During a webcast to present the preliminary findings of the GFMS' 'Interim Silver Market Review’, global head of metal analytics Philip Klapwijk pointed to strong investment demand, albeit in a small market, and the rising intertwined gold price, which would lift the price of silver to between $33/oz and $47/oz, with a 25% probability of significantly higher prices.
However, the consultancy cautioned that sentiment could prove volatile and that there was still scope for short-term downside, as the bleak economic outlook in developed countries might see investors shy away from so-called risky assets, particularly in light of the looming 'fiscal cliff' in the US and European stagnation.
The current-year silver price had moved sideways to downward, having declined to October 31 by 13.6% when compared with 2011 at an average of $30.92/oz. However, during this year the price had improved by 12.2%.

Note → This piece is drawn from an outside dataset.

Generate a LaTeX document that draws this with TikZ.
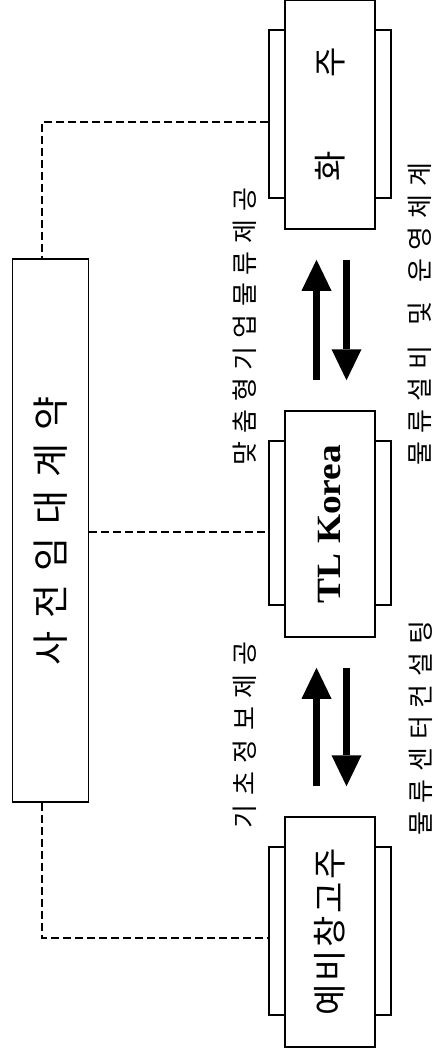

The Thomson Reuters unit highlighted growing interest in precious metals, especially gold, as a hedge against possible high future inflation and currency debasement, following a series of announcements of monetary loosening from the major central banks.
Klapwijk said the rejuvenated gold market, along with ongoing monetary loosening, persistent ultra-low short-term interest rates and rising fears about high inflation in the long run, rekindled investors’ interest in silver. In fact, investor activity was the main driver behind the price rally to above $37/oz in February and renewed price strength in August.
However, GFMS expected a silver market surplus of more than 300-million ounces this year – the result of an “extraordinary” sustained rise in mining output, whether as a result of primary mining or by-product production. From 2003, silver output had increased by 200-million ounces.
The “fundamental” surplus was, therefore, set to increase this year and, with limited scope for dehedging by producers, GFMS said the gap between supply and demand would have to be filled by investors.
Klapwijk said mine production was expected to increase by 4%, or 33-million ounces, this year and producer dehedging of ten-million ounces is expected as producers delivered silver into outstanding positions faster than they are replaced.
China, Mexico and Russia are expected to post the most significant increases in silver output, while Turkey, the US and Chile are expected to post a decline in silver output.
A factor working against increasing the silver price is the fact that silver is increasingly placed in the same industrial-metals basket as base metals such as copper and, as a result of the subdued global economy and dimmed manufacturing, the metal fails to solicit demand from the industrial sector. The total fabrication demand is expected to drop by 8% this year, the second year of declining industrial demand.
Scrap supply is set to marginally increase this year as gains in India from jewellery and silverware recycling offset losses in the US.
Jewellery demand is set to post modest growth this year as healthy gains in emerging markets will more than offset losses in western countries.
In contrast, both silverware and photographic demand continue their long-term trend of decline.
Silver demand for producing coins is also set to decline by 24%, to below 90-million ounces.